----- Information shown
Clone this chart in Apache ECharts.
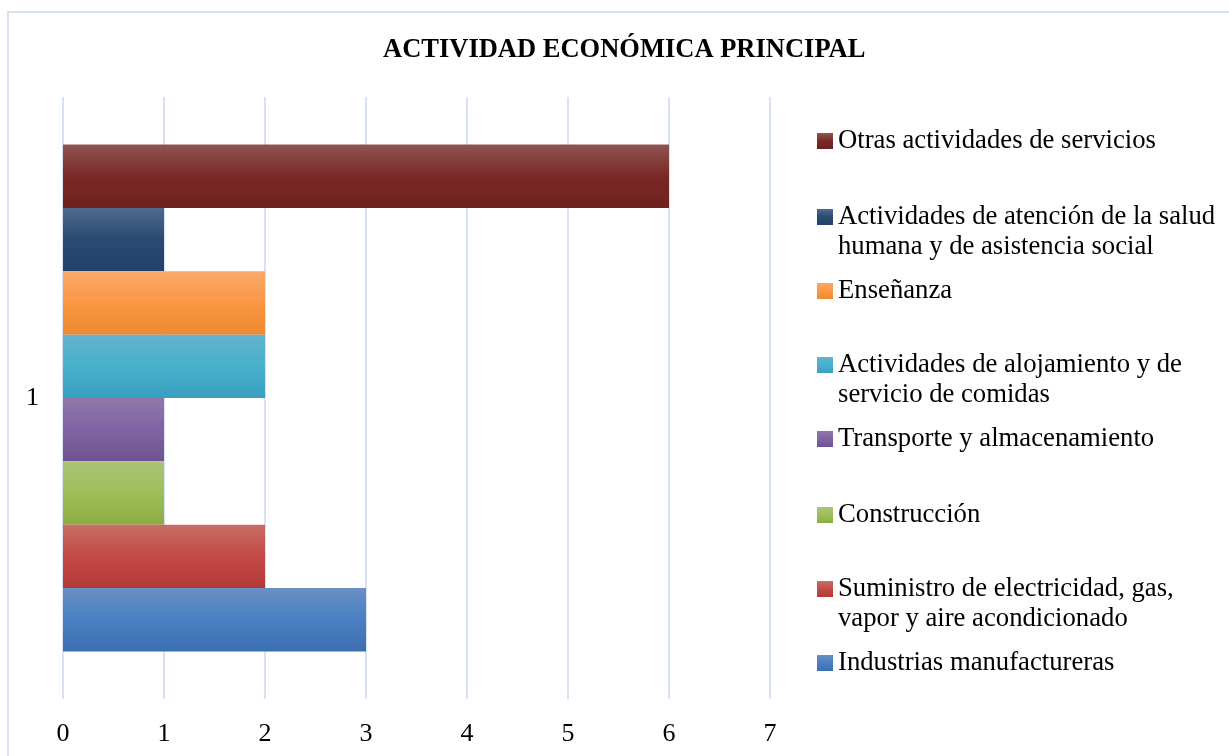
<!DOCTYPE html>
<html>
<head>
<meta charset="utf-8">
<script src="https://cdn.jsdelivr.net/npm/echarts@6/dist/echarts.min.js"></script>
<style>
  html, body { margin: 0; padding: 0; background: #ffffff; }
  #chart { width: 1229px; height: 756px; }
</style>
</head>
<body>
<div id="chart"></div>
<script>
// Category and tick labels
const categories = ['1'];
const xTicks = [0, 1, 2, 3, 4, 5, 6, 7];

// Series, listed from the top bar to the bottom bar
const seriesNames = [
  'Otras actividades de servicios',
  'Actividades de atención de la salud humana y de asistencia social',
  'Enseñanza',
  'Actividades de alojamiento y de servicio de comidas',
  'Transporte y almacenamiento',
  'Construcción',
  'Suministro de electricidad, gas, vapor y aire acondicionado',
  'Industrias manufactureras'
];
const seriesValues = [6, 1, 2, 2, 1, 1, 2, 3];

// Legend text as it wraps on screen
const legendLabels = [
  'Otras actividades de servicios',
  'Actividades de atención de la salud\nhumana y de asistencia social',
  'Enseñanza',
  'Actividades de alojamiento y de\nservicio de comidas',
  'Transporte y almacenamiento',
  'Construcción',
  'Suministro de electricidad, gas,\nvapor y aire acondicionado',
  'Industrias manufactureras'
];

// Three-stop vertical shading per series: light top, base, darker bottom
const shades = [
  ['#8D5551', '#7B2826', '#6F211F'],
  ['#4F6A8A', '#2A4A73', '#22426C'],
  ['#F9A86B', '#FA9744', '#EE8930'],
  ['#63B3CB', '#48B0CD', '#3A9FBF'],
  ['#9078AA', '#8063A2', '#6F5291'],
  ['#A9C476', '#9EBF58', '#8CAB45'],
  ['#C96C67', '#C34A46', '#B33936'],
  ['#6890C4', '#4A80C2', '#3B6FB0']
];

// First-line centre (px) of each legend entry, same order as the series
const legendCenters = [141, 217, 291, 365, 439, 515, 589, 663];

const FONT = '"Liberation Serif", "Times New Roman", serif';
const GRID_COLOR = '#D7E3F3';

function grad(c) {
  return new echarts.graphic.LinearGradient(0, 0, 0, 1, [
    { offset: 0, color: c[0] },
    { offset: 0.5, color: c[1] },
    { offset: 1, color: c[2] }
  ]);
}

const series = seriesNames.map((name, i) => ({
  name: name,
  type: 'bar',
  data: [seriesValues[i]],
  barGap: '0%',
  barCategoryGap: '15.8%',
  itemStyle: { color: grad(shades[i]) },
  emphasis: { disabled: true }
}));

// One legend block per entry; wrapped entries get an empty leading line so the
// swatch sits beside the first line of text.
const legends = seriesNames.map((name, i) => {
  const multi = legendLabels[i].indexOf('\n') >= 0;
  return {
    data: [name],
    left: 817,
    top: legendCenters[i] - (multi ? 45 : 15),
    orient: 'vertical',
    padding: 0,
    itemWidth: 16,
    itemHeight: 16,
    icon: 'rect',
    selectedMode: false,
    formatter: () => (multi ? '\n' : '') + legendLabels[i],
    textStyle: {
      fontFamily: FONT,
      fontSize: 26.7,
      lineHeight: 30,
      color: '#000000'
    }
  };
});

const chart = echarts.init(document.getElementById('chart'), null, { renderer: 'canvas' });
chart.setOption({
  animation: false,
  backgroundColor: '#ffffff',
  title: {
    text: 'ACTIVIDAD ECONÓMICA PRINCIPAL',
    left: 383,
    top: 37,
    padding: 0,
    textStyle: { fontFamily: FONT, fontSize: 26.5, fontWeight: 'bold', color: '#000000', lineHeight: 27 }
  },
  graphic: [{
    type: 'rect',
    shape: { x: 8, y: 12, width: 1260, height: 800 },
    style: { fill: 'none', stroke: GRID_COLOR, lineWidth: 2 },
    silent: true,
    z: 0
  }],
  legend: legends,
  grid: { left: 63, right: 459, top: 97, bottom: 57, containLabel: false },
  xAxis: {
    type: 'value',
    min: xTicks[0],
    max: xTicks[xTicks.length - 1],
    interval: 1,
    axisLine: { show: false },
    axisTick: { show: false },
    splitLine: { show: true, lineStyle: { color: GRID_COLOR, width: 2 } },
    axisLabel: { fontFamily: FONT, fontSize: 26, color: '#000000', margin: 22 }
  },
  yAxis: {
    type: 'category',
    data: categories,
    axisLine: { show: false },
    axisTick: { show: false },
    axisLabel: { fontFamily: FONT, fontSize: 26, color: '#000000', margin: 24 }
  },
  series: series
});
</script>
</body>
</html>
----------
• **Written instruction**
Transcribe the full listing above exactly, with the images removed.

• **Result for this exercise**
Clone this chart in Apache ECharts.
<!DOCTYPE html>
<html>
<head>
<meta charset="utf-8">
<script src="https://cdn.jsdelivr.net/npm/echarts@6/dist/echarts.min.js"></script>
<style>
  html, body { margin: 0; padding: 0; background: #ffffff; }
  #chart { width: 1229px; height: 756px; }
</style>
</head>
<body>
<div id="chart"></div>
<script>
// Category and tick labels
const categories = ['1'];
const xTicks = [0, 1, 2, 3, 4, 5, 6, 7];

// Series, listed from the top bar to the bottom bar
const seriesNames = [
  'Otras actividades de servicios',
  'Actividades de atención de la salud humana y de asistencia social',
  'Enseñanza',
  'Actividades de alojamiento y de servicio de comidas',
  'Transporte y almacenamiento',
  'Construcción',
  'Suministro de electricidad, gas, vapor y aire acondicionado',
  'Industrias manufactureras'
];
const seriesValues = [6, 1, 2, 2, 1, 1, 2, 3];

// Legend text as it wraps on screen
const legendLabels = [
  'Otras actividades de servicios',
  'Actividades de atención de la salud\nhumana y de asistencia social',
  'Enseñanza',
  'Actividades de alojamiento y de\nservicio de comidas',
  'Transporte y almacenamiento',
  'Construcción',
  'Suministro de electricidad, gas,\nvapor y aire acondicionado',
  'Industrias manufactureras'
];

// Three-stop vertical shading per series: light top, base, darker bottom
const shades = [
  ['#8D5551', '#7B2826', '#6F211F'],
  ['#4F6A8A', '#2A4A73', '#22426C'],
  ['#F9A86B', '#FA9744', '#EE8930'],
  ['#63B3CB', '#48B0CD', '#3A9FBF'],
  ['#9078AA', '#8063A2', '#6F5291'],
  ['#A9C476', '#9EBF58', '#8CAB45'],
  ['#C96C67', '#C34A46', '#B33936'],
  ['#6890C4', '#4A80C2', '#3B6FB0']
];

// First-line centre (px) of each legend entry, same order as the series
const legendCenters = [141, 217, 291, 365, 439, 515, 589, 663];

const FONT = '"Liberation Serif", "Times New Roman", serif';
const GRID_COLOR = '#D7E3F3';

function grad(c) {
  return new echarts.graphic.LinearGradient(0, 0, 0, 1, [
    { offset: 0, color: c[0] },
    { offset: 0.5, color: c[1] },
    { offset: 1, color: c[2] }
  ]);
}

const series = seriesNames.map((name, i) => ({
  name: name,
  type: 'bar',
  data: [seriesValues[i]],
  barGap: '0%',
  barCategoryGap: '15.8%',
  itemStyle: { color: grad(shades[i]) },
  emphasis: { disabled: true }
}));

// One legend block per entry; wrapped entries get an empty leading line so the
// swatch sits beside the first line of text.
const legends = seriesNames.map((name, i) => {
  const multi = legendLabels[i].indexOf('\n') >= 0;
  return {
    data: [name],
    left: 817,
    top: legendCenters[i] - (multi ? 45 : 15),
    orient: 'vertical',
    padding: 0,
    itemWidth: 16,
    itemHeight: 16,
    icon: 'rect',
    selectedMode: false,
    formatter: () => (multi ? '\n' : '') + legendLabels[i],
    textStyle: {
      fontFamily: FONT,
      fontSize: 26.7,
      lineHeight: 30,
      color: '#000000'
    }
  };
});

const chart = echarts.init(document.getElementById('chart'), null, { renderer: 'canvas' });
chart.setOption({
  animation: false,
  backgroundColor: '#ffffff',
  title: {
    text: 'ACTIVIDAD ECONÓMICA PRINCIPAL',
    left: 383,
    top: 37,
    padding: 0,
    textStyle: { fontFamily: FONT, fontSize: 26.5, fontWeight: 'bold', color: '#000000', lineHeight: 27 }
  },
  graphic: [{
    type: 'rect',
    shape: { x: 8, y: 12, width: 1260, height: 800 },
    style: { fill: 'none', stroke: GRID_COLOR, lineWidth: 2 },
    silent: true,
    z: 0
  }],
  legend: legends,
  grid: { left: 63, right: 459, top: 97, bottom: 57, containLabel: false },
  xAxis: {
    type: 'value',
    min: xTicks[0],
    max: xTicks[xTicks.length - 1],
    interval: 1,
    axisLine: { show: false },
    axisTick: { show: false },
    splitLine: { show: true, lineStyle: { color: GRID_COLOR, width: 2 } },
    axisLabel: { fontFamily: FONT, fontSize: 26, color: '#000000', margin: 22 }
  },
  yAxis: {
    type: 'category',
    data: categories,
    axisLine: { show: false },
    axisTick: { show: false },
    axisLabel: { fontFamily: FONT, fontSize: 26, color: '#000000', margin: 24 }
  },
  series: series
});
</script>
</body>
</html>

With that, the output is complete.